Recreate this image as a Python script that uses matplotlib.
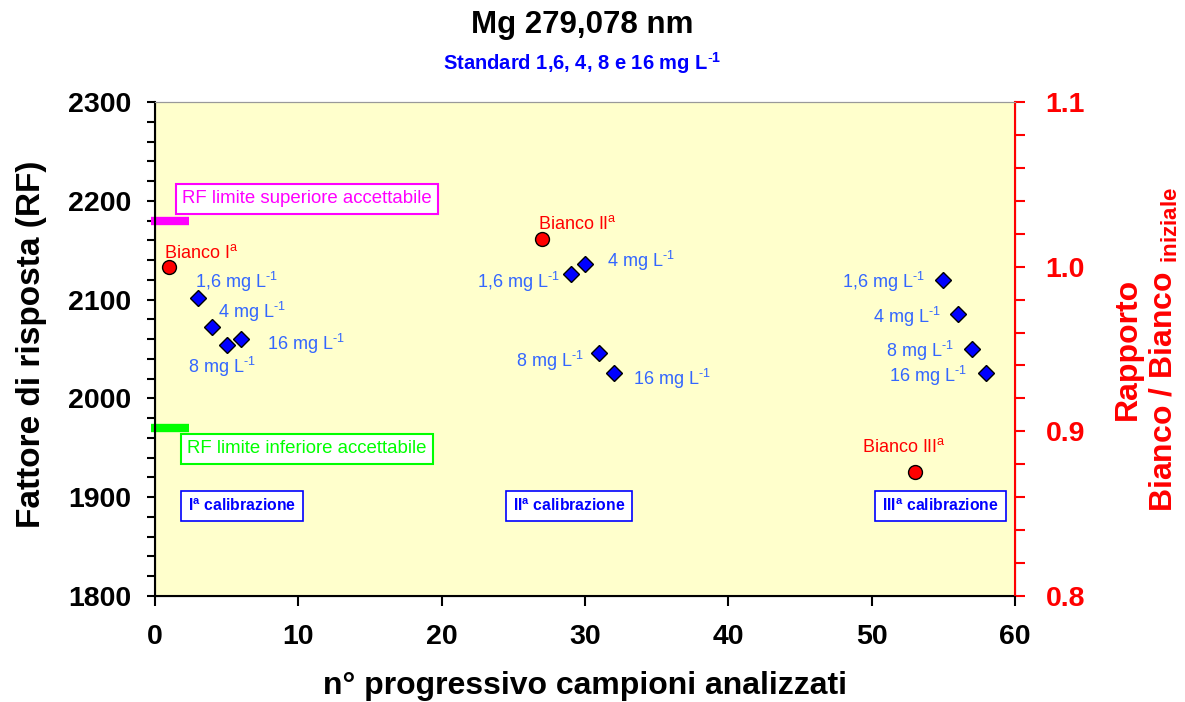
import matplotlib.pyplot as plt
import numpy as np

plt.rcParams['font.family'] = ['Liberation Sans', 'DejaVu Sans']
plt.rcParams['mathtext.fontset'] = 'custom'
plt.rcParams['mathtext.rm'] = 'Liberation Sans'
plt.rcParams['mathtext.it'] = 'Liberation Sans:italic'
plt.rcParams['mathtext.bf'] = 'Liberation Sans:bold'

# standards (RF, left axis)
std_x = [3, 4, 5, 6, 29, 30, 31, 32, 55, 56, 57, 58]
std_rf = [2102, 2072, 2054, 2060, 2126, 2136, 2046, 2026, 2120, 2085, 2050, 2026]
std_names = ["1,6", "4", "8", "16", "1,6", "4", "8", "16", "1,6", "4", "8", "16"]

# blanks (ratio, right axis)
blank_x = [1, 27, 53]
blank_ratio = [1.0, 1.017, 0.875]
blank_names = ["I", "II", "III"]

rf_upper = 2180
rf_lower = 1970

fig = plt.figure(figsize=(11.85, 7.02), dpi=100)
ax = fig.add_axes([0.1308, 0.151, 0.7257, 0.7037])
ax.set_facecolor("#FFFFCC")
ax2 = ax.twinx()

ax.set_xlim(0, 60)
ax.set_ylim(1800, 2300)
ax2.set_ylim(0.8, 1.1)

# limit bars
ax.plot([-0.3, 2.4], [rf_upper, rf_upper], color="#FF00FF", lw=6, solid_capstyle="butt", clip_on=False)
ax.plot([-0.3, 2.4], [rf_lower, rf_lower], color="#00FF00", lw=6, solid_capstyle="butt", clip_on=False)

ax.plot(std_x, std_rf, linestyle="None", marker="D", ms=8, mfc="#0000FF", mec="black", mew=1)
ax2.plot(blank_x, blank_ratio, linestyle="None", marker="o", ms=10, mfc="#FF0000", mec="black", mew=1)

# label offsets in points (dx, dy, ha), baseline aligned
std_offsets = [(-2, 7, "left"), (4, 7, "left"), (-28, -20, "left"), (19, -8, "left"),
               (-8, -10, "right"), (16, -2, "left"), (-11, -10, "right"), (14, -9, "left"),
               (-13, -6, "right"), (-12, -6.5, "right"), (-13, -6, "right"), (-14, -7, "right")]
lab_col = "#3366FF"
for x, y, n, (dx, dy, ha) in zip(std_x, std_rf, std_names, std_offsets):
    ax.annotate(n + r" mg L$^{\text{-1}}$", (x, y), xytext=(dx, dy), textcoords="offset points",
                ha=ha, va="baseline", color=lab_col, fontsize=13)

blank_offsets = [(-4, 6.5, "left"), (-3, 7, "left"), (-38, 14.5, "left")]
for x, y, n, (dx, dy, ha) in zip(blank_x, blank_ratio, blank_names, blank_offsets):
    ax2.annotate("Bianco " + n + r"$^{\mathrm{a}}$", (x, y), xytext=(dx, dy), textcoords="offset points",
                 ha=ha, va="baseline", color="#FF0000", fontsize=13)

# boxes
ax.text(10.6, 2202, "RF limite superiore accettabile", ha="center", va="center", color="#FF00FF",
        fontsize=13.4, bbox=dict(boxstyle="square,pad=0.35", fc="white", ec="#FF00FF", lw=1.5))
ax.text(10.6, 1949, "RF limite inferiore accettabile", ha="center", va="center", color="#00FF00",
        fontsize=13.4, bbox=dict(boxstyle="square,pad=0.35", fc="white", ec="#00FF00", lw=1.5))
calib = [(6.07, "I"), (28.9, "II"), (54.8, "III")]
for cx, n in calib:
    ax.text(cx, 1891, n + r"$^{\mathbf{a}}$ calibrazione", ha="center", va="center", color="#0000FF",
            fontsize=11.3, fontweight="bold",
            bbox=dict(boxstyle="square,pad=0.45", fc="white", ec="#0000FF", lw=1.2))

# axes styling
ax.set_xticks(np.arange(0, 61, 10))
ax.set_yticks(np.arange(1800, 2301, 100))
ax.set_yticks(np.arange(1800, 2301, 20), minor=True)
ax.tick_params(axis="y", which="both", labelsize=20.5, width=1.5, length=6, direction="out", pad=11)
ax.tick_params(axis="x", which="major", labelsize=20.5, width=1.5, length=7, direction="out", pad=13)
for lbl in ax.get_xticklabels() + ax.get_yticklabels():
    lbl.set_fontweight("bold")
for s in ["left", "bottom"]:
    ax.spines[s].set_linewidth(1.5)
ax.spines["top"].set_color("#999999")

ax2.set_yticks([0.8, 0.9, 1.0, 1.1])
ax2.set_yticklabels(["0.8", "0.9", "1.0", "1.1"])
ax2.set_yticks(np.arange(0.8, 1.101, 0.02), minor=True)
ax2.tick_params(axis="y", which="both", labelsize=20.5, colors="#FF0000", width=1.5, length=7, pad=15)
for lbl in ax2.get_yticklabels():
    lbl.set_fontweight("bold")
ax2.spines["right"].set_color("#FF0000")
ax2.spines["right"].set_linewidth(1.5)
ax2.spines["top"].set_color("#999999")

ax.set_xlabel("n° progressivo campioni analizzati", fontsize=23, fontweight="bold")
ax.xaxis.set_label_coords(0.5, -0.152)
ax.set_ylabel("Fattore di risposta (RF)", fontsize=24, fontweight="bold")
ax.yaxis.set_label_coords(-0.126, 0.51)
ax2.set_ylabel("Rapporto\nBianco / Bianco $_{\\mathbf{iniziale}}$", fontsize=23, fontweight="bold",
               color="#FF0000", rotation=90)
ax2.yaxis.set_label_coords(1.114, 0.5)

fig.text(0.491, 0.964, "Mg 279,078 nm", ha="center", va="center", fontsize=22.5, fontweight="bold")
fig.text(0.491, 0.910, r"Standard 1,6, 4, 8 e 16 mg L$^{\mathbf{\text{-}1}}$", ha="center", va="center",
         fontsize=14.5, fontweight="bold", color="#0000FF")

fig.savefig("out.png", dpi=100)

EXERCISE GOAL: Print the full listing exactly, dropping the pictures.

FULL ANSWER:
Recreate this image as a Python script that uses matplotlib.
import matplotlib.pyplot as plt
import numpy as np

plt.rcParams['font.family'] = ['Liberation Sans', 'DejaVu Sans']
plt.rcParams['mathtext.fontset'] = 'custom'
plt.rcParams['mathtext.rm'] = 'Liberation Sans'
plt.rcParams['mathtext.it'] = 'Liberation Sans:italic'
plt.rcParams['mathtext.bf'] = 'Liberation Sans:bold'

# standards (RF, left axis)
std_x = [3, 4, 5, 6, 29, 30, 31, 32, 55, 56, 57, 58]
std_rf = [2102, 2072, 2054, 2060, 2126, 2136, 2046, 2026, 2120, 2085, 2050, 2026]
std_names = ["1,6", "4", "8", "16", "1,6", "4", "8", "16", "1,6", "4", "8", "16"]

# blanks (ratio, right axis)
blank_x = [1, 27, 53]
blank_ratio = [1.0, 1.017, 0.875]
blank_names = ["I", "II", "III"]

rf_upper = 2180
rf_lower = 1970

fig = plt.figure(figsize=(11.85, 7.02), dpi=100)
ax = fig.add_axes([0.1308, 0.151, 0.7257, 0.7037])
ax.set_facecolor("#FFFFCC")
ax2 = ax.twinx()

ax.set_xlim(0, 60)
ax.set_ylim(1800, 2300)
ax2.set_ylim(0.8, 1.1)

# limit bars
ax.plot([-0.3, 2.4], [rf_upper, rf_upper], color="#FF00FF", lw=6, solid_capstyle="butt", clip_on=False)
ax.plot([-0.3, 2.4], [rf_lower, rf_lower], color="#00FF00", lw=6, solid_capstyle="butt", clip_on=False)

ax.plot(std_x, std_rf, linestyle="None", marker="D", ms=8, mfc="#0000FF", mec="black", mew=1)
ax2.plot(blank_x, blank_ratio, linestyle="None", marker="o", ms=10, mfc="#FF0000", mec="black", mew=1)

# label offsets in points (dx, dy, ha), baseline aligned
std_offsets = [(-2, 7, "left"), (4, 7, "left"), (-28, -20, "left"), (19, -8, "left"),
               (-8, -10, "right"), (16, -2, "left"), (-11, -10, "right"), (14, -9, "left"),
               (-13, -6, "right"), (-12, -6.5, "right"), (-13, -6, "right"), (-14, -7, "right")]
lab_col = "#3366FF"
for x, y, n, (dx, dy, ha) in zip(std_x, std_rf, std_names, std_offsets):
    ax.annotate(n + r" mg L$^{\text{-1}}$", (x, y), xytext=(dx, dy), textcoords="offset points",
                ha=ha, va="baseline", color=lab_col, fontsize=13)

blank_offsets = [(-4, 6.5, "left"), (-3, 7, "left"), (-38, 14.5, "left")]
for x, y, n, (dx, dy, ha) in zip(blank_x, blank_ratio, blank_names, blank_offsets):
    ax2.annotate("Bianco " + n + r"$^{\mathrm{a}}$", (x, y), xytext=(dx, dy), textcoords="offset points",
                 ha=ha, va="baseline", color="#FF0000", fontsize=13)

# boxes
ax.text(10.6, 2202, "RF limite superiore accettabile", ha="center", va="center", color="#FF00FF",
        fontsize=13.4, bbox=dict(boxstyle="square,pad=0.35", fc="white", ec="#FF00FF", lw=1.5))
ax.text(10.6, 1949, "RF limite inferiore accettabile", ha="center", va="center", color="#00FF00",
        fontsize=13.4, bbox=dict(boxstyle="square,pad=0.35", fc="white", ec="#00FF00", lw=1.5))
calib = [(6.07, "I"), (28.9, "II"), (54.8, "III")]
for cx, n in calib:
    ax.text(cx, 1891, n + r"$^{\mathbf{a}}$ calibrazione", ha="center", va="center", color="#0000FF",
            fontsize=11.3, fontweight="bold",
            bbox=dict(boxstyle="square,pad=0.45", fc="white", ec="#0000FF", lw=1.2))

# axes styling
ax.set_xticks(np.arange(0, 61, 10))
ax.set_yticks(np.arange(1800, 2301, 100))
ax.set_yticks(np.arange(1800, 2301, 20), minor=True)
ax.tick_params(axis="y", which="both", labelsize=20.5, width=1.5, length=6, direction="out", pad=11)
ax.tick_params(axis="x", which="major", labelsize=20.5, width=1.5, length=7, direction="out", pad=13)
for lbl in ax.get_xticklabels() + ax.get_yticklabels():
    lbl.set_fontweight("bold")
for s in ["left", "bottom"]:
    ax.spines[s].set_linewidth(1.5)
ax.spines["top"].set_color("#999999")

ax2.set_yticks([0.8, 0.9, 1.0, 1.1])
ax2.set_yticklabels(["0.8", "0.9", "1.0", "1.1"])
ax2.set_yticks(np.arange(0.8, 1.101, 0.02), minor=True)
ax2.tick_params(axis="y", which="both", labelsize=20.5, colors="#FF0000", width=1.5, length=7, pad=15)
for lbl in ax2.get_yticklabels():
    lbl.set_fontweight("bold")
ax2.spines["right"].set_color("#FF0000")
ax2.spines["right"].set_linewidth(1.5)
ax2.spines["top"].set_color("#999999")

ax.set_xlabel("n° progressivo campioni analizzati", fontsize=23, fontweight="bold")
ax.xaxis.set_label_coords(0.5, -0.152)
ax.set_ylabel("Fattore di risposta (RF)", fontsize=24, fontweight="bold")
ax.yaxis.set_label_coords(-0.126, 0.51)
ax2.set_ylabel("Rapporto\nBianco / Bianco $_{\\mathbf{iniziale}}$", fontsize=23, fontweight="bold",
               color="#FF0000", rotation=90)
ax2.yaxis.set_label_coords(1.114, 0.5)

fig.text(0.491, 0.964, "Mg 279,078 nm", ha="center", va="center", fontsize=22.5, fontweight="bold")
fig.text(0.491, 0.910, r"Standard 1,6, 4, 8 e 16 mg L$^{\mathbf{\text{-}1}}$", ha="center", va="center",
         fontsize=14.5, fontweight="bold", color="#0000FF")

fig.savefig("out.png", dpi=100)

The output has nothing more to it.